How to use Coast FIRE Successfully
Those pursuing Coast FIRE benefit from specific tactical approaches.
**Maximize tax-advantaged accounts first. ** 401(k)s, IRAs, and HSAs offer significant tax benefits that amplify long-term returns. A dollar invested in a Roth IRA grows tax-free forever. That matters enormously over 30+ year horizons.
**Keep investment costs minimal. ** Total stock market index funds from Vanguard, Fidelity, or Schwab charge expense ratios under 0. 05%. High-fee actively managed funds drain returns-a 1% annual fee compounds to massive losses over decades.
**Build a bridge account. ** Since retirement accounts penalize early withdrawals before age 59½, Coast FIRE practitioners need taxable brokerage accounts for the gap years. Even modest taxable savings provide flexibility.
**Maintain some savings momentum. ** Completely stopping retirement contributions carries psychological risks.

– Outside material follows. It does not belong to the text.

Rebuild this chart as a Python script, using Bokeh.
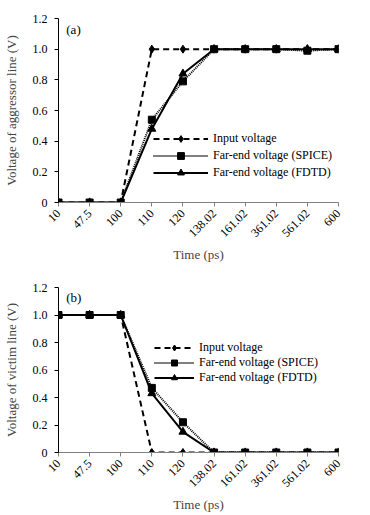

Many successful Coast FIRE adherents continue contributing 5-10% to maintain the habit, even when mathematically unnecessary.
**Stress-test projections. ** Run the numbers assuming 5% returns instead of 7%. Add $10,000 in annual healthcare costs. Assume Social Security provides nothing. If the plan still works under pessimistic assumptions, it’s genuinely robust.
The Verdict on Coast FIRE
Coast FIRE offers a legitimate middle path between traditional retirement planning and full financial independence. It requires neither the 25x expense accumulation of regular FIRE nor the 40-year grind of conventional careers.
But it demands aggressive early saving-often 50%+ savings rates for 5-10 years. Not everyone can achieve that - and not everyone should. Someone earning $50,000 with student loans might reasonably conclude that enjoying their twenties while saving 15% beats sacrificing everything for a mathematical milestone.
The strategy also requires genuine acceptance of uncertainty. Markets don’t guarantee 7% returns - healthcare costs remain unpredictable. Life happens.
For the right person-high-earning, early-career, seeking eventual downshift-Coast FIRE provides a compelling framework. The math works - the freedom is real.
Just don’t mistake the projection for a guarantee.